Gerade für die Feinstaubproblematik hätte eine Förderung der Fahrradnutzung (egal ob mit oder ohne E) viel weiter reichende Effekte als der Austausch konventioneller Pkw durch elektrische. Was wäre also daran auszusetzen, wenn sich der PKW-Bestand in den nächsten fünf Jahren um 500.000 reduzierte, durch Rad, Pedelec und den öffentlichen Nahverkehr ersetzt würde und nur 500.000 Elektroautos in der Zulassungsstatistik stünden?
Was die Regierung tun muss
Wenn es der Bundesregierung ernst ist mit den Klimazielen, gleicht sie die Steuer auf Dieselkraftstoffe auf das Niveau von Ottokraftstoffen (im Verhältnis auf freigesetztes Kohlendioxid) an und erhöht die Mineralölsteuer anschließend so, dass Kraftstoffpreise auf norwegischem Niveau liegen.

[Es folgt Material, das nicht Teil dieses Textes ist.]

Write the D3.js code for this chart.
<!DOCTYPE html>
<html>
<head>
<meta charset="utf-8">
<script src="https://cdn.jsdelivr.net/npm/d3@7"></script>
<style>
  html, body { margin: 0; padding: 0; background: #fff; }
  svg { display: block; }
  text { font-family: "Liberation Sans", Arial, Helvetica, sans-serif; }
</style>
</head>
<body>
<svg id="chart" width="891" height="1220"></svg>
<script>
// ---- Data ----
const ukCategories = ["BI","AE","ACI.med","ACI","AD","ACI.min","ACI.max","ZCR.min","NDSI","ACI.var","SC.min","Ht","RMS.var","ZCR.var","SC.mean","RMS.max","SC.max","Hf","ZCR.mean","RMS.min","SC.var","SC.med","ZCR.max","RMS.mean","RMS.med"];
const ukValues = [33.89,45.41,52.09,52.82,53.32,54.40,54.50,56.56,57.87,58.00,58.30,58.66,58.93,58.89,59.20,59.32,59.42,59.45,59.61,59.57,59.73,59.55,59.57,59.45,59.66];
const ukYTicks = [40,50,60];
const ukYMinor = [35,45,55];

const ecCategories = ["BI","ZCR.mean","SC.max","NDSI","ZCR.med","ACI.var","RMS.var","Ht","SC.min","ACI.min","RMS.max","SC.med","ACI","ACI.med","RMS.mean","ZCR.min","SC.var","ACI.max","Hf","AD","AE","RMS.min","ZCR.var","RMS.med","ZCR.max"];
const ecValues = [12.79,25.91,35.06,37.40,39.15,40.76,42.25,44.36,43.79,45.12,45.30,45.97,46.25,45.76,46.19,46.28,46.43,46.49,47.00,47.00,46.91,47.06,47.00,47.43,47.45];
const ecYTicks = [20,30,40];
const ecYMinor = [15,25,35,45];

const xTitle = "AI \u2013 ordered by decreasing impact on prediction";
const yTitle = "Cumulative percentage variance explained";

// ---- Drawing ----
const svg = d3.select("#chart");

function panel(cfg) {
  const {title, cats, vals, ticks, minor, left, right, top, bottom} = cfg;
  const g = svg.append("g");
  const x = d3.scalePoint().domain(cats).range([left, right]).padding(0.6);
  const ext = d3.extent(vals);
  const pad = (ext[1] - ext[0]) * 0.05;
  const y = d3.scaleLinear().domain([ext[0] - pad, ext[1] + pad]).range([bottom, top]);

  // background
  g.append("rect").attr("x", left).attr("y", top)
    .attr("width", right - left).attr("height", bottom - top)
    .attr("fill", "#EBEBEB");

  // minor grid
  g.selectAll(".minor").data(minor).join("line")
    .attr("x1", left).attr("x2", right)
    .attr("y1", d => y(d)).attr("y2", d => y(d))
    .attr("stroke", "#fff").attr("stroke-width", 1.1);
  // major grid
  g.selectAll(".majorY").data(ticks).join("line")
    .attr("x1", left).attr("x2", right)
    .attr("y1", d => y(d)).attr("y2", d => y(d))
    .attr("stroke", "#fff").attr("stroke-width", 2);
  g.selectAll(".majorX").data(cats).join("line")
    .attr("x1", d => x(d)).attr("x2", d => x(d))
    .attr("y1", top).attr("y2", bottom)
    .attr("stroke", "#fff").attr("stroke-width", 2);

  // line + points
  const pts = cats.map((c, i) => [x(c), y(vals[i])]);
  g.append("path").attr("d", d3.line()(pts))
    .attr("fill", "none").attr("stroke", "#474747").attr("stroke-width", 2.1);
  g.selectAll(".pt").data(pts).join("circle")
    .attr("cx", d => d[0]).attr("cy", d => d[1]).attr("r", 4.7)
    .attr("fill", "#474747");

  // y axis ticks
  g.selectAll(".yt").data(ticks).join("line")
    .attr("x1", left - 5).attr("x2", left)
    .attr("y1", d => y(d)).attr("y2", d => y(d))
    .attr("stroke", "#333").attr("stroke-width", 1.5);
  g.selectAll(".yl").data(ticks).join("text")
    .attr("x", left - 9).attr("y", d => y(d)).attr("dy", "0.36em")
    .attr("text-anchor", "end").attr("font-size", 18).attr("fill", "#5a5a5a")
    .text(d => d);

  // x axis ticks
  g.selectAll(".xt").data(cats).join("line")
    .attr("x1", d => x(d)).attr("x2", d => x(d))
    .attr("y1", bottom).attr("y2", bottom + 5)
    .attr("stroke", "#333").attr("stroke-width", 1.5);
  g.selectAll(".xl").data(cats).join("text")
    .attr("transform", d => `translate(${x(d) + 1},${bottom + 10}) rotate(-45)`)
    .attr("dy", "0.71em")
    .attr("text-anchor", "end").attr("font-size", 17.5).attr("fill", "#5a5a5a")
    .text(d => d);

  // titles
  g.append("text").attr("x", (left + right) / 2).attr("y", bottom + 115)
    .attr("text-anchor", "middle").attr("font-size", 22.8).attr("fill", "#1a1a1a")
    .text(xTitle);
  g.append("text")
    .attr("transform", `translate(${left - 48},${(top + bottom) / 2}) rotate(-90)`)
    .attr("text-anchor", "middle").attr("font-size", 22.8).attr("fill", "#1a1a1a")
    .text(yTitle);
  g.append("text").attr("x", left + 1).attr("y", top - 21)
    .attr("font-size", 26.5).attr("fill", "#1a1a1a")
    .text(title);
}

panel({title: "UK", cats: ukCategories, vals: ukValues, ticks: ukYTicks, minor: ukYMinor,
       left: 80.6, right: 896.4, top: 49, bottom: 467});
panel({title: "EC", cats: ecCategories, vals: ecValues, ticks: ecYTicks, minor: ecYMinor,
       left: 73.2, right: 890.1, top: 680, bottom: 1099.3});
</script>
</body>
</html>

In Städten drohen sowieso bald verkehrsbeschränkende Maßnahmen, wenn weiter Grenzwerte überschritten werden - ob dies mit Fahrverboten oder einer Maut geschieht, bleibt den Städten überlassen. Eine Maut wäre die bessere Steuerungsfunktion, zumal sie gerade Wenigfahrern keinen sofortigen Wechsel des Fahrzeuges aufzwingt.

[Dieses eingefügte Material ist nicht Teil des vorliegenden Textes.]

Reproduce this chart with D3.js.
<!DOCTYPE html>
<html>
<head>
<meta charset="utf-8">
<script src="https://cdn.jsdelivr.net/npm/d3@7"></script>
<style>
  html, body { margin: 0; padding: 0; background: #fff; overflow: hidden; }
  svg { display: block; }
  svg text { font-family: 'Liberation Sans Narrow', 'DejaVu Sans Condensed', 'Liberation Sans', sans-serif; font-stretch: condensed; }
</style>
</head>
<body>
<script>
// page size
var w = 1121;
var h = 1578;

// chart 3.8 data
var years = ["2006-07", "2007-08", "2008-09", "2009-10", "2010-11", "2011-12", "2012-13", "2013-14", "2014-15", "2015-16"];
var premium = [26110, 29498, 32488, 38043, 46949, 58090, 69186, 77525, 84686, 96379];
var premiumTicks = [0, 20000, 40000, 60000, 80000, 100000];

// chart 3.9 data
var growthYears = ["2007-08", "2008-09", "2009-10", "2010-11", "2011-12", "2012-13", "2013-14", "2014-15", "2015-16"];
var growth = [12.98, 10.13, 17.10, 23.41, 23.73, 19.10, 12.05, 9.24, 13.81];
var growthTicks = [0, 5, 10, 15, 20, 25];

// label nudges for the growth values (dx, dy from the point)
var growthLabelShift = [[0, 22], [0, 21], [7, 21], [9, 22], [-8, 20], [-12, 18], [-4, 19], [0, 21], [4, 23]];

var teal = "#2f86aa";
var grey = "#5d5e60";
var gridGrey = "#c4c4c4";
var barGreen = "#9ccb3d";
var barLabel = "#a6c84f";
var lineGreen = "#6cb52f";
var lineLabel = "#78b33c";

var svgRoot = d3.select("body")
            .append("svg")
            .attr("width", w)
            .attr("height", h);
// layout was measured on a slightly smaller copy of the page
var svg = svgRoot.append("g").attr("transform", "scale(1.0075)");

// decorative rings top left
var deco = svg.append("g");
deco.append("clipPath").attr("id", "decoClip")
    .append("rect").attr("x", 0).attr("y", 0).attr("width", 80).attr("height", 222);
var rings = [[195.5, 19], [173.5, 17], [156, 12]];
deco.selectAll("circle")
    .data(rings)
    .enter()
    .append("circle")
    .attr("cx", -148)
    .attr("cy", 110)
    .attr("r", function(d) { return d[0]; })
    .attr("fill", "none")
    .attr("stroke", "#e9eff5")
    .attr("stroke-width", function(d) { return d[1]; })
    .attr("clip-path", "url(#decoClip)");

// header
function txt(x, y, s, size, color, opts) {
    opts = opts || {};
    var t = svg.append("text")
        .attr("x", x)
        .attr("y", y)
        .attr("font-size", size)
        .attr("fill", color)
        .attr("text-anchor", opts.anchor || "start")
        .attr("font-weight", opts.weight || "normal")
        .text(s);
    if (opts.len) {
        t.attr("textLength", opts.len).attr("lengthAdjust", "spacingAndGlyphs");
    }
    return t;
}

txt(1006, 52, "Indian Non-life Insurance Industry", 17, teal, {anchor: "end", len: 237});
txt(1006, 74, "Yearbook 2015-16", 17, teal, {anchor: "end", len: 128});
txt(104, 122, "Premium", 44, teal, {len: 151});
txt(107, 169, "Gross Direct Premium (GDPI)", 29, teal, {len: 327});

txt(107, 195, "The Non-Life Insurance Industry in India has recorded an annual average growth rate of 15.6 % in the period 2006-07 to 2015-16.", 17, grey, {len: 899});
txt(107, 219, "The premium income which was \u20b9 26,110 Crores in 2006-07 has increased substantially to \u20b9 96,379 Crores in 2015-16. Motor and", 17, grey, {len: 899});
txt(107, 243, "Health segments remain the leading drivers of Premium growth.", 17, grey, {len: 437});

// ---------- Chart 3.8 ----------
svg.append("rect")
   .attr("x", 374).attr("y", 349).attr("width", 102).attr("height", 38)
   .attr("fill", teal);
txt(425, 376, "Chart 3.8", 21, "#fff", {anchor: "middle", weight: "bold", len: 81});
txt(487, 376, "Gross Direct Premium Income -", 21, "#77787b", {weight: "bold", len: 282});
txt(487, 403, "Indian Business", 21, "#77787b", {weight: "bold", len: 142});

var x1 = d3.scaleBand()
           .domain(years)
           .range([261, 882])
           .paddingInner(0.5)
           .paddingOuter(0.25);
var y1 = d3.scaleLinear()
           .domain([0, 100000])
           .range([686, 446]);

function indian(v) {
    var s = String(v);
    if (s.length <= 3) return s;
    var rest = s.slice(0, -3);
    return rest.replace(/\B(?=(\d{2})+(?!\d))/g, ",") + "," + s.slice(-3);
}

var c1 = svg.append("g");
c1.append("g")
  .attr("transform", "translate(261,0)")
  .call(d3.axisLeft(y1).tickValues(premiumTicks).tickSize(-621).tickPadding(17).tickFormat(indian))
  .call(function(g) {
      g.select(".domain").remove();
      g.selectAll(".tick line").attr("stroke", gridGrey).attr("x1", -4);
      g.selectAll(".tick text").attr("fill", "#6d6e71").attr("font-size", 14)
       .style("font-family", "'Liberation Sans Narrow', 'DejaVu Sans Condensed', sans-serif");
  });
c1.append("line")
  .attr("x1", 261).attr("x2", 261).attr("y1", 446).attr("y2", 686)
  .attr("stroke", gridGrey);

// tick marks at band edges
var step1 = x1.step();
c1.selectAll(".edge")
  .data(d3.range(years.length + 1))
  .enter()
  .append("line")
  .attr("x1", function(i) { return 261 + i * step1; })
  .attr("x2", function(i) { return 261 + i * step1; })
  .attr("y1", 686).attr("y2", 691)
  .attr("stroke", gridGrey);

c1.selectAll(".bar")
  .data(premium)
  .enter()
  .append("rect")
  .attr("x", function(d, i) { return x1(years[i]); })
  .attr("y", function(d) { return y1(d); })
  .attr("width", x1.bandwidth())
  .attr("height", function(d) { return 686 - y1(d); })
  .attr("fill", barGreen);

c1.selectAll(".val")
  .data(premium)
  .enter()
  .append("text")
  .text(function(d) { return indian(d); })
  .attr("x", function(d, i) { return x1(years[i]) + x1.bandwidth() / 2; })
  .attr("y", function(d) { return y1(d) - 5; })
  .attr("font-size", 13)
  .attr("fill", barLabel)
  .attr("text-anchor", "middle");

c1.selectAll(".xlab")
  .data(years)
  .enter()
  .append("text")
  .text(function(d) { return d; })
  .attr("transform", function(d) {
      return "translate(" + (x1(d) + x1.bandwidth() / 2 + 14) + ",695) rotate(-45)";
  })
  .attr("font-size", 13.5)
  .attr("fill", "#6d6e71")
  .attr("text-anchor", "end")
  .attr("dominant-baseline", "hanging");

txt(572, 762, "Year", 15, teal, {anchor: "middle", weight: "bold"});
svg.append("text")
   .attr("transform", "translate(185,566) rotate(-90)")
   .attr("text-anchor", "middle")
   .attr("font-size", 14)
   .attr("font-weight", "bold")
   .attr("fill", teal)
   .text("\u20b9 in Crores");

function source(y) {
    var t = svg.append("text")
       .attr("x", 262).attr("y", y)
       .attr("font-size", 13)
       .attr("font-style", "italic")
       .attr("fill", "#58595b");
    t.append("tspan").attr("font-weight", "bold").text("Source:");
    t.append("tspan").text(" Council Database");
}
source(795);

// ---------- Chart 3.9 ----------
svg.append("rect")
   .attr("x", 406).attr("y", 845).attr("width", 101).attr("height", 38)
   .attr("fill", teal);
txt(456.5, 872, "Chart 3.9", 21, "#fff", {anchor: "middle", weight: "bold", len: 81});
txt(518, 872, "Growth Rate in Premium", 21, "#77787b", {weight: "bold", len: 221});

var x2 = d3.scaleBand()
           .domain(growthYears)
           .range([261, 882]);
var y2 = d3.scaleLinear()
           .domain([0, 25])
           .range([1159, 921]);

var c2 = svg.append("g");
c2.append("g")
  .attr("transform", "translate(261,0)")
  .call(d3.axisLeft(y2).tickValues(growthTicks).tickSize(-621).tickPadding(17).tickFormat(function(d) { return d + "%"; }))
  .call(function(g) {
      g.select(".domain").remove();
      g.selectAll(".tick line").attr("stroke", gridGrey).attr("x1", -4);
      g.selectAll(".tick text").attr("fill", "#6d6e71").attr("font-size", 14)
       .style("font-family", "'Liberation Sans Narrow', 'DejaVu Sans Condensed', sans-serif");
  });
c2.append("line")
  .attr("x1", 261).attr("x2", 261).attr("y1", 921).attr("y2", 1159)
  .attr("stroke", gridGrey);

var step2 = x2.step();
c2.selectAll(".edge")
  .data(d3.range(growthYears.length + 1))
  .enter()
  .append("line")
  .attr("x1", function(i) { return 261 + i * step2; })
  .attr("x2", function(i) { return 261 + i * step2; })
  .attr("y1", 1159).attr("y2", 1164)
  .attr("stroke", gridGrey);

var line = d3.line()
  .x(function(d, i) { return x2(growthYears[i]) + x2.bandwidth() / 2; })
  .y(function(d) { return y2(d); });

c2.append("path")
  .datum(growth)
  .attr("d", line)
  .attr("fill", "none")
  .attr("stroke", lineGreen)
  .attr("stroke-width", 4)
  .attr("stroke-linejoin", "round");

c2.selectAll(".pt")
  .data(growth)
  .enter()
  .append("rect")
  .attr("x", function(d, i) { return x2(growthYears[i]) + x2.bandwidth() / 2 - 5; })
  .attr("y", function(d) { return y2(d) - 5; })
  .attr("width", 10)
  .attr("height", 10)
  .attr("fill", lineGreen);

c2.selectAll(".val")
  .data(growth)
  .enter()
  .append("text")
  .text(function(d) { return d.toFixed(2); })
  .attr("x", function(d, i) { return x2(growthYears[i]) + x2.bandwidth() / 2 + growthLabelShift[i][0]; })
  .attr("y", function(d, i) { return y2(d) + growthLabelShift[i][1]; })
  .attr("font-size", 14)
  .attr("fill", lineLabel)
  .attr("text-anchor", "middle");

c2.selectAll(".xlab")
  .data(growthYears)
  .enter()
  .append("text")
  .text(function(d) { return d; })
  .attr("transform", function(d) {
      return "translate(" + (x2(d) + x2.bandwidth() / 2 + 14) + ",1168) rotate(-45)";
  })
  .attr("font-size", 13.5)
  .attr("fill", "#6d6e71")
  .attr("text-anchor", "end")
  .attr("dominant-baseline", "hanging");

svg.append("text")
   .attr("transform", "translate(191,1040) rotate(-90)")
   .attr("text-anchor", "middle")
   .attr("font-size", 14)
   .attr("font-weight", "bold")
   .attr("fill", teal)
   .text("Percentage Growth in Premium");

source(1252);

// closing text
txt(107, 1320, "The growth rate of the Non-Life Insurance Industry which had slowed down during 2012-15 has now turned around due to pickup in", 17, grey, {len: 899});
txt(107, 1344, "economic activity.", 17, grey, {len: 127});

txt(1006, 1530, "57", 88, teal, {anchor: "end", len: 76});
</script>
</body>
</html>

Dennoch dürfte die Kaufprämie der Bundesregierung einen Vorteil haben: Steigt die Zahl an Elektrofahrzeugen, dürften mehr Menschen sie aus Neugierde ausprobieren oder auch nur mitfahren - was viele Autofahrer angesichts des hohen Komforts in ihrer Haltung umstimmen sollte. Wenn das zur Folge hätte, dass mehr Autokäufer beim Fahrzeugwechsel den Systemwechsel in Betracht ziehen, hätte die Prämie ihren Zweck erfüllt.